### TASK REQUIREMENTS
Repeat only what lies from the line with "Emit a LaTeX" to the line with "(0,0) rectangle (1056,816);", those two lines included, exactly as it stands; omit any images.

### SOURCE MATERIAL
>> start

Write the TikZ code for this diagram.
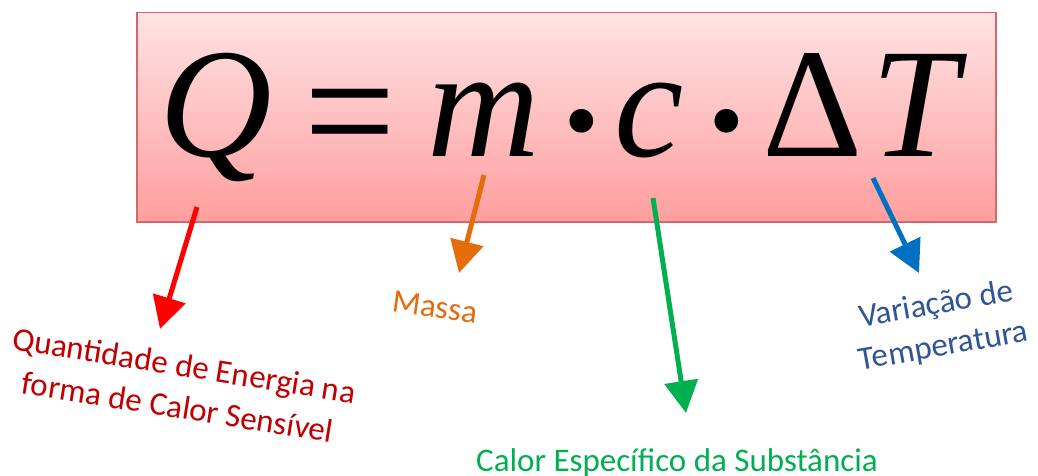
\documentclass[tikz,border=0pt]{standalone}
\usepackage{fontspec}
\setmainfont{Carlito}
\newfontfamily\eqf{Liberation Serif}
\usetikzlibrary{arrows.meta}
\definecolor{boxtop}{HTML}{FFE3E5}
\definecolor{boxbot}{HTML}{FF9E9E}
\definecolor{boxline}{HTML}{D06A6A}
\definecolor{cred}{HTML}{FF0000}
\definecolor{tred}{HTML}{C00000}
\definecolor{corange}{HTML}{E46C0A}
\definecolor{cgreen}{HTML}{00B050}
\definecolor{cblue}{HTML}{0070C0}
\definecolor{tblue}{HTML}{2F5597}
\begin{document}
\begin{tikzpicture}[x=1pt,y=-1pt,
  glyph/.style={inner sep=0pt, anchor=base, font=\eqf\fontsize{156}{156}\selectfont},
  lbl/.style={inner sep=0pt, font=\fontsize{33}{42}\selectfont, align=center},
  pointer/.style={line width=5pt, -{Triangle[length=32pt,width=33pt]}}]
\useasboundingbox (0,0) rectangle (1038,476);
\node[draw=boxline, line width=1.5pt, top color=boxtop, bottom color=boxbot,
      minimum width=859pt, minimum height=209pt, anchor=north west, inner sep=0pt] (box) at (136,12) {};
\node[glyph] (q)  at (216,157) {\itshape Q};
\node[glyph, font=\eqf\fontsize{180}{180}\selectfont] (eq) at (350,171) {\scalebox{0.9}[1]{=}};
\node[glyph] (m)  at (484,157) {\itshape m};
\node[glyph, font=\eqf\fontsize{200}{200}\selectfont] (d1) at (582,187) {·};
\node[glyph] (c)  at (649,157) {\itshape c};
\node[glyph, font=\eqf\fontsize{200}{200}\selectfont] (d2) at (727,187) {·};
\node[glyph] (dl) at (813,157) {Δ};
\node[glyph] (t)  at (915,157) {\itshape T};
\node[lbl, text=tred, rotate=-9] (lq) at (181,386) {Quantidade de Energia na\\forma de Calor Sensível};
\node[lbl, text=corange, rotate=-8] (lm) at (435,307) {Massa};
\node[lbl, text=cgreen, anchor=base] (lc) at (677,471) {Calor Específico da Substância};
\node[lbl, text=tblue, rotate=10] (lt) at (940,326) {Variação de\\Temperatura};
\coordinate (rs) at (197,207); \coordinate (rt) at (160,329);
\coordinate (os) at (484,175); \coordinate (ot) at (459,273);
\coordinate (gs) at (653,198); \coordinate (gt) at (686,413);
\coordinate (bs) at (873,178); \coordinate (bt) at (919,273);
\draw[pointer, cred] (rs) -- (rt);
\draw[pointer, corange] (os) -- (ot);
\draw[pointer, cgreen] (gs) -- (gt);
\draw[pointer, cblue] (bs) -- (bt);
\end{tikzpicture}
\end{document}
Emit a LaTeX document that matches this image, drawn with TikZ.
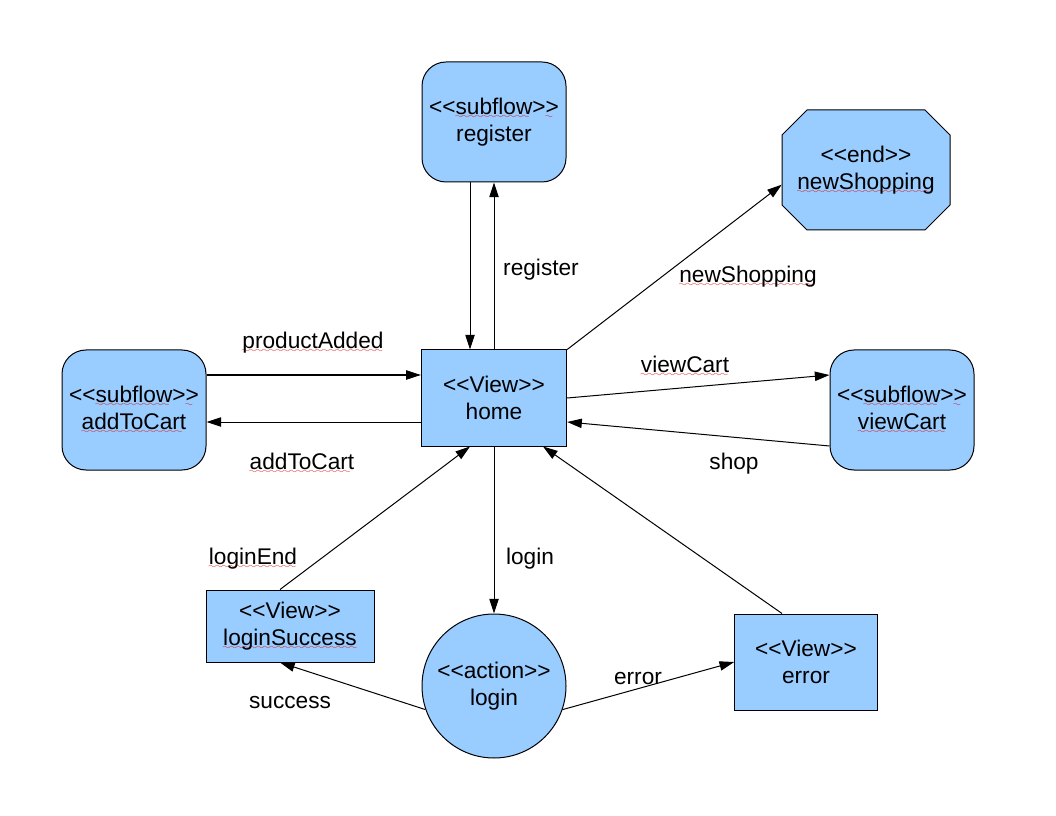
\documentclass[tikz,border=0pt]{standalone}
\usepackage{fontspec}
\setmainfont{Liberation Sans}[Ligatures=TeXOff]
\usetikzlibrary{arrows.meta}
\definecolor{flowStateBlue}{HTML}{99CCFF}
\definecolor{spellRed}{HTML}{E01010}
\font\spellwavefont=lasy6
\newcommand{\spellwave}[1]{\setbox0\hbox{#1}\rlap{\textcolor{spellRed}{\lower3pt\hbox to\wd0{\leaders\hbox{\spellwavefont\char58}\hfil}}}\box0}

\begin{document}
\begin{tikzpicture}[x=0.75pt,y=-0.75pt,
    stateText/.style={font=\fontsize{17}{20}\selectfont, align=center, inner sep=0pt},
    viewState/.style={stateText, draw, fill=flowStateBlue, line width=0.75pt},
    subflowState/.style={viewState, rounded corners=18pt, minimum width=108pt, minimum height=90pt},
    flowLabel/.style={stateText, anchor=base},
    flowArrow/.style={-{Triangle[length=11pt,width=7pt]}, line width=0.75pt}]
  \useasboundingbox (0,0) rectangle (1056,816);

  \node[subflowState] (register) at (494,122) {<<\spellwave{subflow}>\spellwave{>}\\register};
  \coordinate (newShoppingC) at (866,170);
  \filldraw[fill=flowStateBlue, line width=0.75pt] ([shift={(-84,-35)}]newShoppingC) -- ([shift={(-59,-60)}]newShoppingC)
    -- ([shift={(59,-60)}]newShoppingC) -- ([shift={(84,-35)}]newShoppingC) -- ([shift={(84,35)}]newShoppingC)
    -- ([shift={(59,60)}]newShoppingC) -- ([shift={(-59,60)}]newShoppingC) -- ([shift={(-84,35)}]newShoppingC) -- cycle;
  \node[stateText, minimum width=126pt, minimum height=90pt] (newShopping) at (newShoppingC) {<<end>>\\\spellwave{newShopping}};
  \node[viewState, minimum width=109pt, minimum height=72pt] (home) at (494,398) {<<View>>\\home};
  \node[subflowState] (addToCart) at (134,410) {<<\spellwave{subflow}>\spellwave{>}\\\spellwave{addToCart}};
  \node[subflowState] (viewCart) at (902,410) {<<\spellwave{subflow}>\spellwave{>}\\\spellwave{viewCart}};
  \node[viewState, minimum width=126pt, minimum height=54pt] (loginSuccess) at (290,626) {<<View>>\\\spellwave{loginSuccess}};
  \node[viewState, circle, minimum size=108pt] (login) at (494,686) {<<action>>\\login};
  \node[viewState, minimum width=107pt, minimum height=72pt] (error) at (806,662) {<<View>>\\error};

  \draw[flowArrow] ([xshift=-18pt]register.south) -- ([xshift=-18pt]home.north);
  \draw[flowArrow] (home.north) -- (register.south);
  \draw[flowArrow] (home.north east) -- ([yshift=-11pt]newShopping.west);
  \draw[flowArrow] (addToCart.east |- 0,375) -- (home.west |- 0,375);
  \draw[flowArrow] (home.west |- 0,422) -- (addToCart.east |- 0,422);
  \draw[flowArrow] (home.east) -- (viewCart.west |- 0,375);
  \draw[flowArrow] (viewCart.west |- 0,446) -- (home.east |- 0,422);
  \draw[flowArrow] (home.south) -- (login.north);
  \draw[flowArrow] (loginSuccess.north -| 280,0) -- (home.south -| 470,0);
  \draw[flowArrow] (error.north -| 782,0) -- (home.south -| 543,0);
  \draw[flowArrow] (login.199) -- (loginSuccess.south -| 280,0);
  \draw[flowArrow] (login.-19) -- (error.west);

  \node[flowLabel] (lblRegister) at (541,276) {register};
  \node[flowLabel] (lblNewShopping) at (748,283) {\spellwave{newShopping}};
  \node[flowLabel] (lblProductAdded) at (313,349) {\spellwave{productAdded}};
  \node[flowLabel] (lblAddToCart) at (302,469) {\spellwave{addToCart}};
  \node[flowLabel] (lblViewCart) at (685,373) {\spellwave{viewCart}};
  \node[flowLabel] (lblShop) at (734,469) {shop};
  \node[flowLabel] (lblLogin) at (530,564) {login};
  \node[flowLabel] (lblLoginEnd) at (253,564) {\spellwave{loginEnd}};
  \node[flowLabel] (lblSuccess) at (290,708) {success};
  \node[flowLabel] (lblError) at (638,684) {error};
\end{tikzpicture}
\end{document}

>> end

### FINAL RESULT
Emit a LaTeX document that matches this image, drawn with TikZ.
\documentclass[tikz,border=0pt]{standalone}
\usepackage{fontspec}
\setmainfont{Liberation Sans}[Ligatures=TeXOff]
\usetikzlibrary{arrows.meta}
\definecolor{flowStateBlue}{HTML}{99CCFF}
\definecolor{spellRed}{HTML}{E01010}
\font\spellwavefont=lasy6
\newcommand{\spellwave}[1]{\setbox0\hbox{#1}\rlap{\textcolor{spellRed}{\lower3pt\hbox to\wd0{\leaders\hbox{\spellwavefont\char58}\hfil}}}\box0}

\begin{document}
\begin{tikzpicture}[x=0.75pt,y=-0.75pt,
    stateText/.style={font=\fontsize{17}{20}\selectfont, align=center, inner sep=0pt},
    viewState/.style={stateText, draw, fill=flowStateBlue, line width=0.75pt},
    subflowState/.style={viewState, rounded corners=18pt, minimum width=108pt, minimum height=90pt},
    flowLabel/.style={stateText, anchor=base},
    flowArrow/.style={-{Triangle[length=11pt,width=7pt]}, line width=0.75pt}]
  \useasboundingbox (0,0) rectangle (1056,816);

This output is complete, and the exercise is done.